Am Sonnabend steigt vor 45.000 Zuschauern in der HSV-Arena der Boxkampf des Jahres. Viele hoffen darauf, dass Wladimir Klitschko dem Sprücheklopfer David Haye endlich das Maul stopft. Doch für das Schwergewichtsboxen hätte genau das fatale Folgen.

Hamburg. Die Box-Ikonen Lennox Lewis und George Foreman sitzen am Ring, 500 Millionen Menschen fiebern vor dem TV mit, der Umsatz liegt bei 30 Millionen Euro: Mit dem „Kampf des Jahres“ zwischen Wladimir Klitschko und David Haye am Sonnabend (22.45 Uhr/RTL) stößt das Schwergewichtsboxen in neue Dimensionen vor. Doch im Anschluss droht ein schmerzhafter K.o..

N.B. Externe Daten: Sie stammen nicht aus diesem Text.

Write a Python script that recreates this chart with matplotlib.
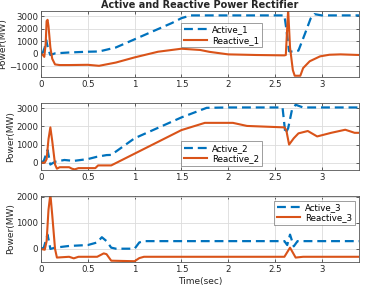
import matplotlib
matplotlib.use("Agg")
import matplotlib.pyplot as plt

# ---- data ----
t_a1 = [0, 0.02, 0.04, 0.055, 0.07, 0.085, 0.10, 0.15, 0.3, 0.5, 0.62, 0.8, 1.0, 1.2, 1.4, 1.5, 1.6, 2.0, 2.3, 2.6, 2.62, 2.65, 2.70, 2.75, 2.82, 2.88, 2.92, 3.0, 3.4]
v_a1 = [0, 100, 500, 1100, 600, 200, -100, 30, 100, 160, 180, 500, 1150, 1800, 2450, 2830, 3050, 3050, 3050, 3050, 2000, 200, 150, 250, 1600, 2800, 3150, 3050, 3050]
t_r1 = [0, 0.02, 0.035, 0.05, 0.06, 0.07, 0.08, 0.10, 0.12, 0.15, 0.2, 0.3, 0.5, 0.62, 0.8, 1.0, 1.25, 1.5, 1.7, 1.8, 2.0, 2.3, 2.6, 2.615, 2.64, 2.66, 2.69, 2.71, 2.77, 2.80, 2.87, 2.98, 3.08, 3.2, 3.4]
v_r1 = [0, -100, -250, 800, 2600, 2700, 2200, 500, -400, -850, -900, -900, -880, -960, -700, -290, 160, 400, 300, 150, -50, -100, -130, -100, 3500, 500, -1300, -1750, -1750, -1140, -600, -210, -80, -50, -100]

t_a2 = [0, 0.03, 0.05, 0.07, 0.085, 0.10, 0.15, 0.25, 0.35, 0.5, 0.6, 0.7, 0.75, 1.0, 1.5, 1.77, 2.0, 2.58, 2.61, 2.64, 2.68, 2.72, 2.8, 3.0, 3.4]
v_a2 = [0, 100, 400, 700, 300, -100, 50, 150, 100, 200, 330, 420, 430, 1350, 2500, 3030, 3050, 3050, 1600, 1900, 2900, 3200, 3050, 3050, 3050]
t_r2 = [0, 0.04, 0.06, 0.08, 0.10, 0.12, 0.15, 0.17, 0.2, 0.3, 0.33, 0.36, 0.4, 0.58, 0.61, 0.72, 0.75, 1.0, 1.5, 1.75, 2.05, 2.2, 2.6, 2.62, 2.65, 2.7, 2.75, 2.85, 2.95, 3.1, 3.25, 3.35, 3.4]
v_r2 = [0, 0, 200, 1300, 1950, 1200, -100, -330, -250, -250, -330, -370, -300, -300, -150, -150, -150, 500, 1800, 2200, 2200, 2030, 1950, 1800, 1000, 1350, 1620, 1750, 1450, 1650, 1820, 1650, 1650]

t_a3 = [0, 0.03, 0.05, 0.07, 0.09, 0.10, 0.15, 0.3, 0.5, 0.6, 0.65, 0.7, 0.75, 0.8, 1.0, 1.05, 1.1, 1.5, 2.6, 2.63, 2.66, 2.70, 2.74, 3.4]
v_a3 = [0, 50, 300, 550, 200, 0, 50, 115, 150, 250, 450, 300, 50, 10, 10, 250, 300, 300, 300, 150, 550, 100, 300, 300]
t_r3 = [0, 0.04, 0.06, 0.08, 0.10, 0.12, 0.15, 0.17, 0.3, 0.35, 0.4, 0.6, 0.67, 0.70, 0.75, 1.0, 1.05, 1.1, 2.6, 2.66, 2.72, 2.8, 3.4]
v_r3 = [0, -30, 300, 1500, 2100, 1300, 0, -330, -300, -360, -300, -300, -170, -200, -450, -470, -350, -300, -300, 50, -330, -300, -300]

series = [
    (t_a1, v_a1, t_r1, v_r1, "Active_1", "Reactive_1"),
    (t_a2, v_a2, t_r2, v_r2, "Active_2", "Reactive_2"),
    (t_a3, v_a3, t_r3, v_r3, "Active_3", "Reactive_3"),
]
ylims = [(-1850, 3400), (-420, 3280), (-500, 2030)]
yticks = [[-1000, 0, 1000, 2000, 3000], [0, 1000, 2000, 3000], [0, 1000, 2000]]
xticks = [0, 0.5, 1, 1.5, 2, 2.5, 3]
xticklabels = ["0", "0.5", "1", "1.5", "2", "2.5", "3"]

BLUE = "#0072BD"
ORANGE = "#D95319"
TXT = "#262626"

fig = plt.figure(figsize=(3.69, 2.91), dpi=100)
W, H = 369, 291
boxes = [(41, 11, 359.3, 77), (41, 103.3, 359.3, 170.3), (41, 196, 359.3, 262)]
leg_pos = [("upper left", (0.44, 0.82)), ("upper left", (0.44, 0.43)), ("upper left", (0.733, 0.93))]

for i, (ta, va, tr, vr, la, lr) in enumerate(series):
    x0, y0, x1, y1 = boxes[i]
    ax = fig.add_axes([x0 / W, 1 - y1 / H, (x1 - x0) / W, (y1 - y0) / H])
    ax.plot(ta, va, color=BLUE, lw=1.6, linestyle=(0, (4, 2.2)), label=la)
    ax.plot(tr, vr, color=ORANGE, lw=1.5, label=lr)
    ax.set_xlim(0, 3.4)
    ax.set_ylim(*ylims[i])
    ax.set_xticks(xticks)
    ax.set_xticklabels(xticklabels)
    ax.set_yticks(yticks[i])
    ax.grid(True, color="#dcdcdc", lw=0.6)
    ax.set_axisbelow(True)
    ax.tick_params(direction="in", length=2.5, width=0.5, labelsize=6.2, colors=TXT,
                   top=True, right=True, pad=2)
    for s in ax.spines.values():
        s.set_color("#555555")
        s.set_linewidth(0.6)
    ax.set_ylabel("Power(MW)", fontsize=6.5, color=TXT, labelpad=1)
    loc, anchor = leg_pos[i]
    leg = ax.legend(loc=loc, bbox_to_anchor=anchor, fontsize=6.2, handlelength=2.7,
                    frameon=True, fancybox=False, borderpad=0.3, labelspacing=0.15,
                    handletextpad=0.6, borderaxespad=0)
    leg.get_frame().set_edgecolor("#555555")
    leg.get_frame().set_linewidth(0.5)
    if i == 0:
        ax.set_title("Active and Reactive Power Rectifier", fontsize=7, fontweight="bold",
                     color=TXT, pad=2)
    if i == 2:
        ax.set_xlabel("Time(sec)", fontsize=6.5, color=TXT, labelpad=2)

fig.savefig("out.png", dpi=100)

Sollte der 35-jährige Wladimir Klitschko vor 45.000 Zuschauern in der HSV-Arena den historischen Sieg schaffen und erstmals in der Box-Historie eine Familie in den Besitz aller vier wichtigen Titel bringen, folgt im höchsten Limit die große Leere. Die Gegnerschaft wäre endgültig abgeschreckt, die Übermacht der Ukrainer zu groß. Ein echter Gegner ist auf Jahre nicht in Sicht.

Der frühere Champion Sven Ottke sieht die Entwicklung schon seit langem kritisch. „Da haben sich in den vergangenen Jahren zu viele dicke Männer getummelt, die gegen die Klitschkos nur deswegen in den Ring gestiegen sind, weil sie eine fette Börse kassieren konnten“, sagte der einstige Weltmeister der Berliner Morgenpost.

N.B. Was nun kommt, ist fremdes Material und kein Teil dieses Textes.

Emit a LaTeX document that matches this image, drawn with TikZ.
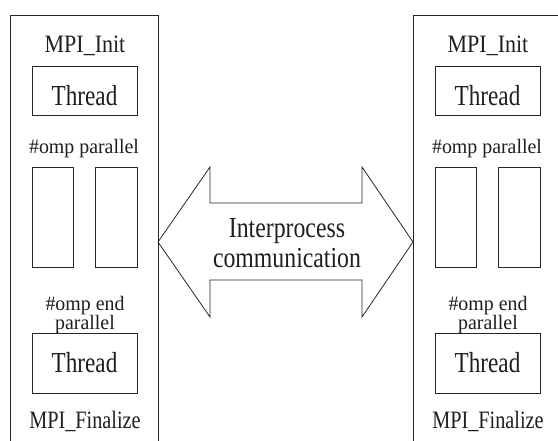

Die Klitschkos haben den Markt leer geboxt. Der talentierte Kubaner Odlanier Solis landete zuletzt nach seinem Kampf gegen Witali im Krankenhaus, der Nigerianer Samuel Peters steht nach seiner Pleite gegen Wladimir vor dem Karriereende. Die Ex-Weltmeister Nikolai Walujew und Ruslan Chagaev plagen sich mit Verletzungen herum. Die hoffnungsvolle Karriere von Olympiasieger Alexander Powetkin geriet ins Stocken.

So hoffen die Klitschko-Gegner auf einen Sieg von Haye, der auch anderen Kämpfern wieder Mut machen würde. Der Sohn eines Londoner Taxifahrers ist ein äußerst schneller Boxer mit eisernem Willen. Manchmal fehlt ihm der Killerinstinkt, dennoch glaubt Ex-Weltmeister und TV-Kommentator Lennox Lewis: „Wenn es einen Kämpfer in dieser Ära gibt, der Wladimir schlagen kann, ist das David Haye.“

Sollte der „Hayemaker“ nur halb so gut boxen wie er lästert, stünden seine Siegchancen nicht schlecht. In den vergangenen Monaten ließ der Brite keine Gelegenheit aus, seinen Gegner zu beschimpfen. Er nannte Klitschko einen „beschissenen Esel“ und „Kontroll-Freak“. Die Hand wolle er ihm erst nach der „Exekution“ geben, wenn Klitschko im Krankenhaus liege. Unvergessen sein geschmackloser Auftritt im April 2009, als er ein T-Shirt mit den abgeschnittenen Köpfen der Klitschkos trug.

Klitschko wollte das Duell um die verbale Vorherrschaft nicht kampflos verlieren und bemühte sich - manchmal ein wenig steif - um Konter. Mal nannte er Haye eine „Prinzessin“, dann ein „Großmaul“. Vielleicht kann sich der Olympiasieger von 1996 aber auch ein wenig mehr Zurückhaltung erlauben. Er ist bei den Buchmachern klarer Favorit. Der Sportwettenanbieter bwin zahlte im Falle seines Sieges eine Quote von 13,70 für 10 Euro Einsatz.

Zudem spricht die größere Erfahrung für den fünf Jahre älteren Wladimir. Der IBF- und WBO-Champion bestreitet am Samstag seinen 59. Profikampf, 55 seiner Fights hat er gewonnen. Widersacher Haye ist erst vor zwei Jahren aus dem Cruisergewicht ins höchste Limit aufgestiegen und hat insgesamt 25 seiner bisherigen 26 Profikämpfe (23 durch K.o.) gewonnen.

Am Ring nicht fehlen darf natürlich Wladimirs Bruder Bruder Witali, der nach den vielen Anfeindungen Haye am liebsten selbst vor die Boxhandschuhe bekommen würde. „David Haye ist überheblich, er ist arrogant, er zeigt vor keinem seiner Gegner Respekt. Man muss ihm schmerzhaft beibringen, wo die Show aufhört und wo der Sport beginnt“, sagte der WBC-Champion in einem Interview mit dem SID.